House and Senate Action. Both chambers adopted the bill on consent (House Proc., April 22, 1977, p. 1939 and Senate Proc., May 4, 1977, p. 1604, respectively).
IMPLEMENTATION
Most of the environment and municipal organizations we contacted know about the law but had little or no information about the issues and problems towns face when they have to comply with it. DEP periodically gets calls from towns about the law's requirements, but these towns do not appear to follow through with taking the parkland and converting it to other uses. The replacement requirement may cause towns to find other types of land for conversion, DEP official Charles Reed speculated.
Reed noted that the law's replacement requirement mirrors a federal one that applies to open space land towns had acquired with federal funds. Most of the conversions DEP knows about involve this type of land.
New Haven's Parks Commission recently asked that city's attorney for an opinion about the extent to which the replacement land has to be comparable to the taken land. The commission requested the opinion because the Board of Education wants to take a site containing a tennis court to relocate a road to serve a new fieldhouse for Hillhouse High School.
The commission asked the city attorney if the site of a former quarry the city recently acquired would satisfy the replacement requirement.
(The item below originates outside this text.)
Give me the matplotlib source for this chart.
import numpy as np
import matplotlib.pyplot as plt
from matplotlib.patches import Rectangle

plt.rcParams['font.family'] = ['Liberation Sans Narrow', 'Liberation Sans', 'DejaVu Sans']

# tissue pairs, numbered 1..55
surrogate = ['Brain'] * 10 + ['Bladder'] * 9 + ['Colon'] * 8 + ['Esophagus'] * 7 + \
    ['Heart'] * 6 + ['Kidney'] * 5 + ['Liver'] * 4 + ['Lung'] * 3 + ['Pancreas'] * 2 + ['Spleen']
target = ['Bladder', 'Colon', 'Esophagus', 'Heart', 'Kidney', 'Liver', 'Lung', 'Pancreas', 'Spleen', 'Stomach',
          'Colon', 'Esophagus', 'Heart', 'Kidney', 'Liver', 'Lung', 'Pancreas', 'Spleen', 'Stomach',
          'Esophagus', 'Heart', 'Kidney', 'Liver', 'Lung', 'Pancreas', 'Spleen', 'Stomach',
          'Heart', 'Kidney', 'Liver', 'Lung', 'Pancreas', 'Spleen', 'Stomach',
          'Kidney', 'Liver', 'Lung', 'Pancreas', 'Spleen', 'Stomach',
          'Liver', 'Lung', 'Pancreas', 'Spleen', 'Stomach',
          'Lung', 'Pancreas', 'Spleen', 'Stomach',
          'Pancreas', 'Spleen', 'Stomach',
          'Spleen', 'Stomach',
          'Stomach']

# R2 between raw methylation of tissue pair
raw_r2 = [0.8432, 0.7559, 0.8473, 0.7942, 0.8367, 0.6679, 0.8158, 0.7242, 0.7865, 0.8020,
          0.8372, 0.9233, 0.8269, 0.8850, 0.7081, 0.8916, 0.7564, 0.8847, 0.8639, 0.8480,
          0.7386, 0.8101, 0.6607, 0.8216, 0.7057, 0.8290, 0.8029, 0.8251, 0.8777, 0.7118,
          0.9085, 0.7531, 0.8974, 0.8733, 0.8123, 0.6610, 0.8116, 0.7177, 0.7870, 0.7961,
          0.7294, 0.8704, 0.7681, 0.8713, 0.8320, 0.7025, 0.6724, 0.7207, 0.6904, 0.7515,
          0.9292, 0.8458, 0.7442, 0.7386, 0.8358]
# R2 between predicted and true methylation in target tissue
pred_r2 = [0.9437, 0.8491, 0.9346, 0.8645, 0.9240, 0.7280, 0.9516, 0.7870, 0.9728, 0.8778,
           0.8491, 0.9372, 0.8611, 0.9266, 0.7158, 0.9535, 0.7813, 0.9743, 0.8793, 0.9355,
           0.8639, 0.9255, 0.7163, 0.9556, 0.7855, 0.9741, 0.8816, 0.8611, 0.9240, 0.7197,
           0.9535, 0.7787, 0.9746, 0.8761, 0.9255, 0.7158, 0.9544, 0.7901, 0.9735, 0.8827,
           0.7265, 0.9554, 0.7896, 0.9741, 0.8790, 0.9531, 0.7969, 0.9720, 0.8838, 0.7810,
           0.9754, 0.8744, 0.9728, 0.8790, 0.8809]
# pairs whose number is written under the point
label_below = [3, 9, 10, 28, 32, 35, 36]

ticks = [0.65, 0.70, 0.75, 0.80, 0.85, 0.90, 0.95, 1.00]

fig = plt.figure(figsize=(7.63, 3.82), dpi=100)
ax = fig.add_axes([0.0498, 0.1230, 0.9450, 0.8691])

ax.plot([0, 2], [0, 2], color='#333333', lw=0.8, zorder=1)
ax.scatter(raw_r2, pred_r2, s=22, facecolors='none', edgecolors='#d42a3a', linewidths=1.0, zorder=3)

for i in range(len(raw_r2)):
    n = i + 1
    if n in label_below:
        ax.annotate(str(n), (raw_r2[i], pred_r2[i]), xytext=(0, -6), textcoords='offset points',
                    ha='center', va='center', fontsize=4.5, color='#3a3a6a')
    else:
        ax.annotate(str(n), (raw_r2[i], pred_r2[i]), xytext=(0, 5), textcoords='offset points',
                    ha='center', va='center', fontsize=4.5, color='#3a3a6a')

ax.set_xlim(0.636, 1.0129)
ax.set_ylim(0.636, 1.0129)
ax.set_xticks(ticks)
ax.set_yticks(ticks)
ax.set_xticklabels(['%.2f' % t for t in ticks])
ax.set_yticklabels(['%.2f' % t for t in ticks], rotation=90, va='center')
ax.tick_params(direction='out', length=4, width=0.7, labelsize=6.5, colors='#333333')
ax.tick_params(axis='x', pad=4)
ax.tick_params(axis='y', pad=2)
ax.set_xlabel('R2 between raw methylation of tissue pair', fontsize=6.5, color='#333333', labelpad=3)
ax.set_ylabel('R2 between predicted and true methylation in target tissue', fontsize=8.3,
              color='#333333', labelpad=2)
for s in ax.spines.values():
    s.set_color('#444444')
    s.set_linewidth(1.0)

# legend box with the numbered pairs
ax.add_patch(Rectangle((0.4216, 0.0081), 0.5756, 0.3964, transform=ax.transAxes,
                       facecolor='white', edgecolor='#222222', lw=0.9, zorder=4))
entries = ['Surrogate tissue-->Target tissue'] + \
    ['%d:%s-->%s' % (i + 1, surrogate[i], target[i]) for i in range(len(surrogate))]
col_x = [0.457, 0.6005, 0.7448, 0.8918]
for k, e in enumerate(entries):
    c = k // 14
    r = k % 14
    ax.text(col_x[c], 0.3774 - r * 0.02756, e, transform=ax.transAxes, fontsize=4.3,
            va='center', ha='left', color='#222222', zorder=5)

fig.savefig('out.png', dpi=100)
The city plans to use the site for passive recreational uses. It acquired the site before the board presented its proposal. The commission wants to know if the replacement parcel must be near the taken parcel and the degree to which the new use (i.e., passive recreation) must be comparable to the existing use (i.e., tennis courts).
The board's first inclination is to take parkland when it needs space for new schools, explained New Haven Parks commissioner Robert Schmalz. This may be due to the fact that the city has over 2,000 acres in park and open space land, which costs less to acquire and develop than developed land. Planning officials in Bridgeport and Hartford could recall no examples of having to replace parkland under the law.